Эти работы, которые вы видели, родились по просьбе заказчика, и они — продолжение большой серии, в которую вошли и батик, и графические листы. Античные сюжеты поддерживаются дагестанской тематикой. Прошлое и современность – вот такая экспозиция.
– Ещё один вопрос, Арсен. А дети твои говорят на лакском языке? – поинтересовался Руслан Башаев.
– Нет. У меня две дочери. Старшая замужем за киргизом, замечательным художником, сама художник. Младшая тоже имеет отношение к искусству. Собственно, это самостоятельные люди, у которых наполненная жизнь.
– А вы, попав в Ленинград, наверное, были дружны с Натальей Капиевой, сыном Рустемом? Что думаете о наследии Эффенди?
– Наталья Владимировна была изумительным человеком, глубоким. Встречи с ней останутся в моей памяти. Мы дружили с Рустемом не только как братья. Он ушёл из жизни по болезни слишком рано.
Наследие Капиева находится в разрозненном состоянии. Как вы знаете, Наталья Владимировна передавала Институту языка, литературы и искусства часть архива. Часть семейной библиотеки передана в Национальную библиотеку Дагестана. Но снесли его дом в Махачкале, не стало литературного музея, названного его именем. Я глубоко чувствую его произведения, книги. Знаменитая книга «Резьба по камню», жизнеописание Сулеймана Стальского.
Отвечаю на ваш вопрос. Не могу точно утверждать, но, скорее всего, Эффенди не видел меня. Я попал в Кумух и Унчукатль как раз в то время, когда он работал в газете в Пятигорске и находился во фронтовых командировках.
Арсен Маммагаджиевич действительно хитрец. Он, оказывается, слышал вопрос, но решил дать себе время для нужного ответа.
Да, это очень важно – физическое присутствие, передача энергии от художника художнику. Но думаю, Кардашов не кривит душой, что многое взял из Капиевской семьи. Он застал бабушку, маму Эффенди Мансуровича, о которой писатель много писал, и так же, как у дяди, детские годы не остались внутри памяти, они вылились на бумагу, шёлк, холст.
– А откуда взялся известный многим питерским дагестанцам оранжевый абажур, целый ритуал посвящения?
– Да. Это интересно. Когда приобрёл мастерскую на улице Марата, в ней висела пластмассовая оранжевая люстра. Потом мастерская стала наполняться работами, друзьями, для того чтобы события не растворились, возникло вот такое общество. У меня есть оранжевая мантия, есть памятные надписи. Многие из присутствующих среди вас тоже оставили свои пожелания.

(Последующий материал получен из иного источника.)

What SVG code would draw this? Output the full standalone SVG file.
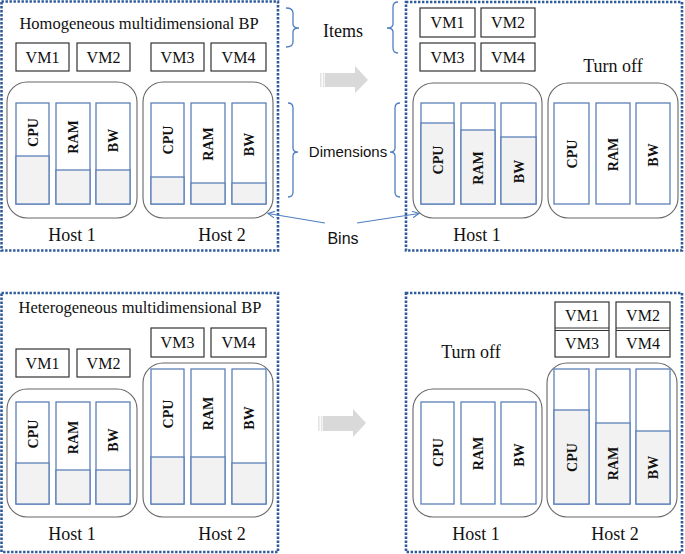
<svg xmlns="http://www.w3.org/2000/svg" width="685" height="554" viewBox="0 0 685 554">
<style>
.panel{fill:none;stroke:#2e5a9a;stroke-width:2.6;stroke-dasharray:2.4 1.6}
.host{fill:#fff;stroke:#666;stroke-width:1.1}
.bar{fill:#fff;stroke:#5b80b8;stroke-width:1.3}
.used{fill:#f2f2f2;stroke:#5b80b8;stroke-width:1.3}
.vm{fill:#fff;stroke:#333;stroke-width:1.2}
.t{font-family:"Liberation Serif","Times New Roman",serif;fill:#111;text-anchor:middle}
.vmt{font-size:16px}
.big{font-size:18px}
.title{font-size:16.5px}
.dim{font-family:"Liberation Serif","Times New Roman",serif;font-weight:bold;font-size:14px;fill:#111;text-anchor:middle}
.sans{font-family:"Liberation Sans",Arial,sans-serif;font-size:15px;fill:#111;text-anchor:middle}
.brace{fill:none;stroke:#4f7fc0;stroke-width:1.3}
.bin{fill:none;stroke:#4f7fc0;stroke-width:1.1}
.arrow{fill:#d9d9d9}
.stripe{fill:#e4e4e4}
</style>
<defs>
<marker id="open" markerWidth="8" markerHeight="8" refX="7" refY="4" orient="auto" markerUnits="userSpaceOnUse">
<path d="M0,0.5 L7,4 L0,7.5" fill="none" stroke="#4f7fc0" stroke-width="1.1"/>
</marker>
</defs>

<!-- ===== Top-left panel ===== -->
<g id="panel-homogeneous">
<rect class="panel" x="1.5" y="1.5" width="276.5" height="249"/>
<text class="t title" x="139" y="29">Homogeneous multidimensional BP</text>
</g>
<g id="tl-vm1"><rect class="vm" x="16" y="43" width="53" height="28"/><text class="t vmt" x="42.5" y="62.6">VM1</text></g>
<g id="tl-vm2"><rect class="vm" x="77" y="43" width="53" height="28"/><text class="t vmt" x="103.5" y="62.6">VM2</text></g>
<g id="tl-vm3"><rect class="vm" x="151" y="43" width="53" height="28"/><text class="t vmt" x="177.5" y="62.6">VM3</text></g>
<g id="tl-vm4"><rect class="vm" x="211" y="43" width="55" height="28"/><text class="t vmt" x="238.5" y="62.6">VM4</text></g>
<g id="tl-host1">
<rect class="host" x="7" y="82" width="130" height="136" rx="20"/>
<rect class="bar" x="16" y="103" width="33" height="101"/><rect class="used" x="16" y="156" width="33" height="48"/>
<rect class="bar" x="56" y="103" width="34" height="101"/><rect class="used" x="56" y="170" width="34" height="34"/>
<rect class="bar" x="96" y="103" width="34" height="101"/><rect class="used" x="96" y="170" width="34" height="34"/>
<text class="dim" transform="translate(37.5,132.5) rotate(-90)">CPU</text>
<text class="dim" transform="translate(78,137) rotate(-90)">RAM</text>
<text class="dim" transform="translate(118,140.5) rotate(-90)">BW</text>
<text class="t big" x="72" y="241">Host 1</text>
</g>
<g id="tl-host2">
<rect class="host" x="143" y="82" width="130" height="136" rx="20"/>
<rect class="bar" x="151" y="103" width="33" height="101"/><rect class="used" x="151" y="177" width="33" height="27"/>
<rect class="bar" x="191" y="103" width="34" height="101"/><rect class="used" x="191" y="183" width="34" height="21"/>
<rect class="bar" x="232" y="103" width="34" height="101"/><rect class="used" x="232" y="183" width="34" height="21"/>
<text class="dim" transform="translate(172.5,140) rotate(-90)">CPU</text>
<text class="dim" transform="translate(213,144) rotate(-90)">RAM</text>
<text class="dim" transform="translate(254,144.5) rotate(-90)">BW</text>
<text class="t big" x="222" y="241">Host 2</text>
</g>

<!-- ===== Top-right panel ===== -->
<g id="panel-homogeneous-result">
<rect class="panel" x="406" y="2" width="276" height="248.5"/>
<text class="t big" x="613" y="72">Turn off</text>
</g>
<g id="tr-vm1"><rect class="vm" x="420" y="8" width="55" height="29"/><text class="t vmt" x="447.5" y="28">VM1</text></g>
<g id="tr-vm2"><rect class="vm" x="481" y="8" width="54" height="29"/><text class="t vmt" x="508" y="28">VM2</text></g>
<g id="tr-vm3"><rect class="vm" x="420" y="43" width="55" height="28"/><text class="t vmt" x="447.5" y="62.6">VM3</text></g>
<g id="tr-vm4"><rect class="vm" x="481" y="43" width="54" height="28"/><text class="t vmt" x="508" y="62.6">VM4</text></g>
<g id="tr-host1">
<rect class="host" x="413" y="83" width="129" height="135" rx="20"/>
<rect class="bar" x="421" y="103" width="33" height="101"/><rect class="used" x="421" y="123" width="33" height="81"/>
<rect class="bar" x="461" y="103" width="34" height="101"/><rect class="used" x="461" y="130" width="34" height="74"/>
<rect class="bar" x="501" y="103" width="35" height="101"/><rect class="used" x="501" y="137" width="35" height="67"/>
<text class="dim" transform="translate(442.5,160) rotate(-90)">CPU</text>
<text class="dim" transform="translate(483,168) rotate(-90)">RAM</text>
<text class="dim" transform="translate(523.5,171.5) rotate(-90)">BW</text>
<text class="t big" x="477" y="241">Host 1</text>
</g>
<g id="tr-host2">
<rect class="host" x="548" y="83" width="130" height="135" rx="20"/>
<rect class="bar" x="554" y="103" width="35" height="101"/>
<rect class="bar" x="596" y="103" width="34" height="101"/>
<rect class="bar" x="636" y="103" width="34" height="101"/>
<text class="dim" transform="translate(576.5,154) rotate(-90)">CPU</text>
<text class="dim" transform="translate(618,154.5) rotate(-90)">RAM</text>
<text class="dim" transform="translate(658,155) rotate(-90)">BW</text>
</g>

<!-- ===== Bottom-left panel ===== -->
<g id="panel-heterogeneous">
<rect class="panel" x="1.5" y="293" width="276.5" height="259"/>
<text class="t title" x="140" y="313">Heterogeneous multidimensional BP</text>
</g>
<g id="bl-vm1"><rect class="vm" x="16" y="349" width="53" height="28"/><text class="t vmt" x="42.5" y="368.6">VM1</text></g>
<g id="bl-vm2"><rect class="vm" x="77" y="349" width="53" height="28"/><text class="t vmt" x="103.5" y="368.6">VM2</text></g>
<g id="bl-vm3"><rect class="vm" x="151" y="328" width="53" height="29"/><text class="t vmt" x="177.5" y="348">VM3</text></g>
<g id="bl-vm4"><rect class="vm" x="211" y="328" width="55" height="29"/><text class="t vmt" x="238.5" y="348">VM4</text></g>
<g id="bl-host1">
<rect class="host" x="7" y="389" width="130" height="128" rx="20"/>
<rect class="bar" x="16" y="402" width="33" height="102"/><rect class="used" x="16" y="463" width="33" height="41"/>
<rect class="bar" x="56" y="402" width="34" height="102"/><rect class="used" x="56" y="470" width="34" height="34"/>
<rect class="bar" x="96" y="402" width="34" height="102"/><rect class="used" x="96" y="470" width="34" height="34"/>
<text class="dim" transform="translate(37.5,434) rotate(-90)">CPU</text>
<text class="dim" transform="translate(78,437.5) rotate(-90)">RAM</text>
<text class="dim" transform="translate(118,440) rotate(-90)">BW</text>
<text class="t big" x="72" y="540">Host 1</text>
</g>
<g id="bl-host2">
<rect class="host" x="143" y="363" width="130" height="154" rx="20"/>
<rect class="bar" x="151" y="369" width="33" height="135"/><rect class="used" x="151" y="457" width="33" height="47"/>
<rect class="bar" x="191" y="369" width="34" height="135"/><rect class="used" x="191" y="457" width="34" height="47"/>
<rect class="bar" x="232" y="369" width="34" height="135"/><rect class="used" x="232" y="463" width="34" height="41"/>
<text class="dim" transform="translate(172.5,414) rotate(-90)">CPU</text>
<text class="dim" transform="translate(213,413.5) rotate(-90)">RAM</text>
<text class="dim" transform="translate(254,418) rotate(-90)">BW</text>
<text class="t big" x="222" y="540">Host 2</text>
</g>

<!-- ===== Bottom-right panel ===== -->
<g id="panel-heterogeneous-result">
<rect class="panel" x="406" y="293" width="276" height="259"/>
<text class="t big" x="471" y="358">Turn off</text>
</g>
<g id="br-vm13">
<rect class="vm" x="555" y="302" width="54" height="55"/>
<line x1="555" y1="328" x2="609" y2="328" stroke="#333" stroke-width="1.2"/>
<line x1="555" y1="330.5" x2="609" y2="330.5" stroke="#333" stroke-width="1.2"/>
<text class="t vmt" x="582" y="321">VM1</text>
<text class="t vmt" x="582" y="349">VM3</text>
</g>
<g id="br-vm24">
<rect class="vm" x="616" y="302" width="54" height="55"/>
<line x1="616" y1="328" x2="670" y2="328" stroke="#333" stroke-width="1.2"/>
<line x1="616" y1="330.5" x2="670" y2="330.5" stroke="#333" stroke-width="1.2"/>
<text class="t vmt" x="643" y="321">VM2</text>
<text class="t vmt" x="643" y="349">VM4</text>
</g>
<g id="br-host1">
<rect class="host" x="413" y="389" width="129" height="128" rx="20"/>
<rect class="bar" x="421" y="402" width="33" height="102"/>
<rect class="bar" x="461" y="402" width="34" height="102"/>
<rect class="bar" x="501" y="402" width="35" height="102"/>
<text class="dim" transform="translate(442.5,452.5) rotate(-90)">CPU</text>
<text class="dim" transform="translate(483,453.5) rotate(-90)">RAM</text>
<text class="dim" transform="translate(523.5,455) rotate(-90)">BW</text>
<text class="t big" x="476" y="540">Host 1</text>
</g>
<g id="br-host2">
<rect class="host" x="547" y="363" width="130" height="154" rx="20"/>
<rect class="bar" x="554" y="369" width="35" height="135"/><rect class="used" x="554" y="410" width="35" height="94"/>
<rect class="bar" x="596" y="369" width="34" height="135"/><rect class="used" x="596" y="423" width="34" height="81"/>
<rect class="bar" x="636" y="369" width="34" height="135"/><rect class="used" x="636" y="431" width="34" height="73"/>
<text class="dim" transform="translate(576.5,457.5) rotate(-90)">CPU</text>
<text class="dim" transform="translate(618,463.5) rotate(-90)">RAM</text>
<text class="dim" transform="translate(658,467.5) rotate(-90)">BW</text>
<text class="t big" x="615" y="540">Host 2</text>
</g>

<!-- ===== Transition arrows ===== -->
<g id="arrow-top">
<rect class="stripe" x="320" y="73" width="1.6" height="14"/>
<rect class="stripe" x="322.8" y="73" width="1.6" height="14"/>
<polygon class="arrow" points="325,73 355,73 355,66 368,80 355,93 355,87 325,87"/>
</g>
<g id="arrow-bottom">
<rect class="stripe" x="318" y="416" width="1.6" height="15"/>
<rect class="stripe" x="320.8" y="416" width="1.6" height="15"/>
<polygon class="arrow" points="323,416 353,416 353,409 366,423 353,437 353,431 323,431"/>
</g>

<!-- ===== Annotation labels ===== -->
<g id="label-items"><text class="t big" x="343" y="37">Items</text></g>
<g id="label-dimensions"><text class="sans" x="348" y="157">Dimensions</text></g>
<g id="label-bins"><text class="sans" x="343" y="244" style="font-size:16px">Bins</text></g>

<!-- ===== Connectors ===== -->
<g id="connectors">
<path class="brace" d="M286,8 Q293,8 293,13 L293,24 Q293,28 299,28 Q293,28 293,32 L293,42 Q293,47 286,47"/>
<path class="brace" d="M398,2 Q393,2 393,7 L393,24 Q393,28 387,28 Q393,28 393,32 L393,48 Q393,53 398,53"/>
<path class="brace" d="M288,103 Q293,103 293,108 L293,148 Q293,152 298,152 Q293,152 293,156 L293,192 Q293,197 288,197"/>
<path class="brace" d="M400,103 Q395,103 395,108 L395,148 Q395,152 390,152 Q395,152 395,156 L395,192 Q395,197 400,197"/>
<line class="bin" x1="325" y1="223" x2="268" y2="213.5" marker-end="url(#open)"/>
<line class="bin" x1="357" y1="223" x2="419" y2="213.5" marker-end="url(#open)"/>
</g>
</svg>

Да, в редакции, вокруг меня, сидели режиссёр Карен Арзуманов, публицист Амин Абдуллаев, поэт, заместитель главного редактора «Илчи» Руслан Башаев, ответственный секретарь Руслан Кардашов (как вы понимаете, не просто однофамилец художника), Залму Абдуллаева.
Подумалось об окружающих – счастливые люди! А может, удастся выбраться в Питер. Когда я был там в последний раз, страшно подумать. Мой дядя Камиль Гаджиев – коренной ленинградец, тоже закончил Мухинское училище, оформлял здания, в 90-е годы занимался реставрацией фасадов. Мы не встречались с ним больше двадцати лет.
Пока мы забрасывали питерца вопросами, он незаметно поставил фотоаппарат на стол и снимал нас. Ну даёт! Об этом я узнал в момент сдачи материала в номер, отбирая фотографии для статьи. Рассматривая фотоэпизоды встреч в его мастерской. Знакомые, родные лица – Абдулзагир Мусаев, Юсуп Ханмагомедов, Ажу Качаев… Картины, выставки, и вот снимки нашей беседы в редакции, моё лицо, снятое чуть снизу. Такой взгляд художника!
\
Хорошо, Арсен Маммагаджиевич, 1:0 в вашу пользу. Будет и мой праздник на улице Марата!